Task objective :: Give all the lines below again, exactly, with no pictures.

Given material ::

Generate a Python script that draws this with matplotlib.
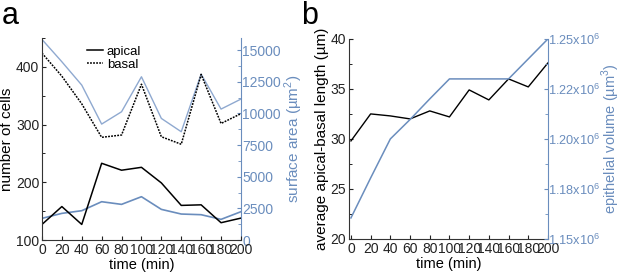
import matplotlib
matplotlib.use("Agg")
import matplotlib.pyplot as plt
from matplotlib.ticker import AutoMinorLocator

plt.rcParams["font.family"] = ["Liberation Sans", "DejaVu Sans"]
plt.rcParams["mathtext.fontset"] = "custom"
plt.rcParams["mathtext.rm"] = "Liberation Sans"

BLUE = "#6a8dbd"

time = [0, 20, 40, 60, 80, 100, 120, 140, 160, 180, 200]

# panel a
apical_cells = [127, 158, 127, 233, 221, 226, 199, 160, 161, 130, 138]
basal_cells = [424, 384, 336, 278, 282, 370, 279, 266, 387, 302, 319]
basal_area = [15845, 14080, 12237, 9158, 10130, 12895, 9605, 8553, 13105, 10342, 11131]
apical_area = [1710, 2105, 2316, 3026, 2816, 3421, 2421, 2053, 2000, 1632, 2237]

# panel b
ab_length = [29.8, 32.5, 32.3, 32.0, 32.8, 32.2, 34.9, 33.9, 36.0, 35.2, 37.6]
epi_volume = [1.1605e6, 1.1805e6, 1.20e6, 1.2097e6, 1.22e6, 1.23e6, 1.23e6, 1.23e6, 1.23e6, 1.24e6, 1.25e6]
vol_ticks = [1.15e6, 1.175e6, 1.20e6, 1.225e6, 1.25e6]
vol_labels = ["1.15x10$^6$", "1.18x10$^6$", "1.20x10$^6$", "1.22x10$^6$", "1.25x10$^6$"]

fig = plt.figure(figsize=(6.17, 2.74), dpi=100)


def style(ax, ax2):
    for a in (ax, ax2):
        a.spines["top"].set_visible(False)
    ax.spines["right"].set_visible(False)
    ax2.spines["left"].set_visible(False)
    ax2.spines["bottom"].set_visible(False)
    ax2.spines["right"].set_color(BLUE)
    ax.spines["left"].set_color("#333333")
    ax.spines["bottom"].set_color("#333333")
    ax.tick_params(direction="in", length=3, labelsize=10, pad=2, colors="#222222")
    ax.tick_params(axis="y", which="minor", direction="in", length=2)
    ax.yaxis.set_minor_locator(AutoMinorLocator(2))
    ax2.tick_params(direction="in", length=3, labelsize=10, pad=1, colors=BLUE)
    ax2.tick_params(axis="y", which="minor", direction="in", length=2, colors=BLUE)
    ax2.yaxis.set_minor_locator(AutoMinorLocator(2))
    ax.set_xticks(time)
    ax.set_xlabel("time (min)", fontsize=10.5, labelpad=1)


# ---- a ----
ax = fig.add_axes([0.068, 0.124, 0.3225, 0.737])
ax2 = ax.twinx()
ax.plot(time, apical_cells, color="black", lw=1.1, label="apical")
ax.plot(time, basal_cells, color="black", lw=1.1, ls=(0, (1.2, 0.8)), label="basal")
ax2.plot(time, basal_area, color="#8fa9d0", lw=1.0)
ax2.plot(time, apical_area, color=BLUE, lw=1.2)
ax.set_xlim(0, 200)
ax.set_ylim(100, 450)
ax.set_yticks([100, 200, 300, 400])
ax2.set_ylim(0, 15950)
ax2.set_yticks([0, 2500, 5000, 7500, 10000, 12500, 15000])
ax.set_ylabel("number of cells", fontsize=11, labelpad=1)
ax2.set_ylabel("surface area (µm$^2$)", fontsize=11, color=BLUE, labelpad=1)
style(ax, ax2)
ax.set_zorder(ax2.get_zorder() + 1)
ax.patch.set_visible(False)
ax.legend(loc="upper left", bbox_to_anchor=(0.2, 0.99), frameon=False, fontsize=9.5,
          handlelength=1.2, handletextpad=0.3, labelspacing=0.05, borderaxespad=0)
fig.text(0.003, 0.997, "a", fontsize=22, va="top", ha="left")

# ---- b ----
bx = fig.add_axes([0.5656, 0.128, 0.3225, 0.73])
bx2 = bx.twinx()
bx.plot(time, ab_length, color="black", lw=1.0)
bx2.plot(time, epi_volume, color=BLUE, lw=1.1)
bx.set_xlim(-2, 200)
bx.set_ylim(20, 40)
bx.set_yticks([20, 25, 30, 35, 40])
bx2.set_ylim(1.15e6, 1.25e6)
bx2.set_yticks(vol_ticks)
bx2.set_yticklabels(vol_labels)
bx.set_ylabel("average apical-basal length (µm)", fontsize=11, labelpad=1)
bx2.set_ylabel("epithelial volume (µm$^3$)", fontsize=10.5, color=BLUE, labelpad=0)
style(bx, bx2)
bx2.tick_params(axis="y", labelsize=9.2, pad=0)
fig.text(0.488, 0.997, "b", fontsize=22, va="top", ha="left")

fig.savefig("out.png", dpi=100)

Exercise solution ::
Generate a Python script that draws this with matplotlib.
import matplotlib
matplotlib.use("Agg")
import matplotlib.pyplot as plt
from matplotlib.ticker import AutoMinorLocator

plt.rcParams["font.family"] = ["Liberation Sans", "DejaVu Sans"]
plt.rcParams["mathtext.fontset"] = "custom"
plt.rcParams["mathtext.rm"] = "Liberation Sans"

BLUE = "#6a8dbd"

time = [0, 20, 40, 60, 80, 100, 120, 140, 160, 180, 200]

# panel a
apical_cells = [127, 158, 127, 233, 221, 226, 199, 160, 161, 130, 138]
basal_cells = [424, 384, 336, 278, 282, 370, 279, 266, 387, 302, 319]
basal_area = [15845, 14080, 12237, 9158, 10130, 12895, 9605, 8553, 13105, 10342, 11131]
apical_area = [1710, 2105, 2316, 3026, 2816, 3421, 2421, 2053, 2000, 1632, 2237]

# panel b
ab_length = [29.8, 32.5, 32.3, 32.0, 32.8, 32.2, 34.9, 33.9, 36.0, 35.2, 37.6]
epi_volume = [1.1605e6, 1.1805e6, 1.20e6, 1.2097e6, 1.22e6, 1.23e6, 1.23e6, 1.23e6, 1.23e6, 1.24e6, 1.25e6]
vol_ticks = [1.15e6, 1.175e6, 1.20e6, 1.225e6, 1.25e6]
vol_labels = ["1.15x10$^6$", "1.18x10$^6$", "1.20x10$^6$", "1.22x10$^6$", "1.25x10$^6$"]

fig = plt.figure(figsize=(6.17, 2.74), dpi=100)


def style(ax, ax2):
    for a in (ax, ax2):
        a.spines["top"].set_visible(False)
    ax.spines["right"].set_visible(False)
    ax2.spines["left"].set_visible(False)
    ax2.spines["bottom"].set_visible(False)
    ax2.spines["right"].set_color(BLUE)
    ax.spines["left"].set_color("#333333")
    ax.spines["bottom"].set_color("#333333")
    ax.tick_params(direction="in", length=3, labelsize=10, pad=2, colors="#222222")
    ax.tick_params(axis="y", which="minor", direction="in", length=2)
    ax.yaxis.set_minor_locator(AutoMinorLocator(2))
    ax2.tick_params(direction="in", length=3, labelsize=10, pad=1, colors=BLUE)
    ax2.tick_params(axis="y", which="minor", direction="in", length=2, colors=BLUE)
    ax2.yaxis.set_minor_locator(AutoMinorLocator(2))
    ax.set_xticks(time)
    ax.set_xlabel("time (min)", fontsize=10.5, labelpad=1)


# ---- a ----
ax = fig.add_axes([0.068, 0.124, 0.3225, 0.737])
ax2 = ax.twinx()
ax.plot(time, apical_cells, color="black", lw=1.1, label="apical")
ax.plot(time, basal_cells, color="black", lw=1.1, ls=(0, (1.2, 0.8)), label="basal")
ax2.plot(time, basal_area, color="#8fa9d0", lw=1.0)
ax2.plot(time, apical_area, color=BLUE, lw=1.2)
ax.set_xlim(0, 200)
ax.set_ylim(100, 450)
ax.set_yticks([100, 200, 300, 400])
ax2.set_ylim(0, 15950)
ax2.set_yticks([0, 2500, 5000, 7500, 10000, 12500, 15000])
ax.set_ylabel("number of cells", fontsize=11, labelpad=1)
ax2.set_ylabel("surface area (µm$^2$)", fontsize=11, color=BLUE, labelpad=1)
style(ax, ax2)
ax.set_zorder(ax2.get_zorder() + 1)
ax.patch.set_visible(False)
ax.legend(loc="upper left", bbox_to_anchor=(0.2, 0.99), frameon=False, fontsize=9.5,
          handlelength=1.2, handletextpad=0.3, labelspacing=0.05, borderaxespad=0)
fig.text(0.003, 0.997, "a", fontsize=22, va="top", ha="left")

# ---- b ----
bx = fig.add_axes([0.5656, 0.128, 0.3225, 0.73])
bx2 = bx.twinx()
bx.plot(time, ab_length, color="black", lw=1.0)
bx2.plot(time, epi_volume, color=BLUE, lw=1.1)
bx.set_xlim(-2, 200)
bx.set_ylim(20, 40)
bx.set_yticks([20, 25, 30, 35, 40])
bx2.set_ylim(1.15e6, 1.25e6)
bx2.set_yticks(vol_ticks)
bx2.set_yticklabels(vol_labels)
bx.set_ylabel("average apical-basal length (µm)", fontsize=11, labelpad=1)
bx2.set_ylabel("epithelial volume (µm$^3$)", fontsize=10.5, color=BLUE, labelpad=0)
style(bx, bx2)
bx2.tick_params(axis="y", labelsize=9.2, pad=0)
fig.text(0.488, 0.997, "b", fontsize=22, va="top", ha="left")

fig.savefig("out.png", dpi=100)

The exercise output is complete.